# EVAP canister purge problem???



## Diablo9420 (Oct 31, 2010)

I have a 96 max, its has 213xxx miles and it has a little starting problem, but the major problem is the idle and the drive ability, the engine makes the car shake when sitting still, the problem starts and stops, the car has no power above 3000 rpm, and it is hesitant when giving it gas, i thought it was a vacuum leak but i havent found any. The code is p0443 which is the evap canister purge control valve circuit fault. ive replaced the valve 3 times, from a local junk yard, the code doesnt go away, i think mayb the wiring harness might b messed up with those wires, but idk, im curious if anyone else has had this problem and figured out what it is, wil appreciate any help thank you


----------



## smj999smj (Jan 1, 2006)

The P0443 code likely has nothing to do with the car shaking. Ignition coils and incorrect spark plugs ( ie Bosch platinums) can cause the car to misfire. There have also been some issues with wire breakage at the EGI harness at the bend near the firewall, but this will usually set of MIL trouble codes. 
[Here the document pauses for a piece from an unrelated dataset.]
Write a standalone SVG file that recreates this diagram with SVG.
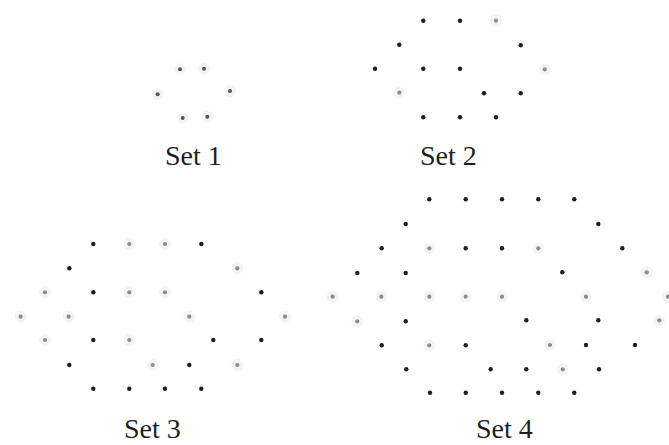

As far as the P0443 code, there are a number of things that can set it other than the evap canister purge control valve and it's circuit. I would suggest you get a copy of the P0443 diagnostic procedure from the FSM to help diagnose it.


----------



## Diablo9420 (Oct 31, 2010)

well the only other codes are the o2 sensor, and egr valve solenoid circuit fault, but i will look into the diagnostic procedure thanks


----------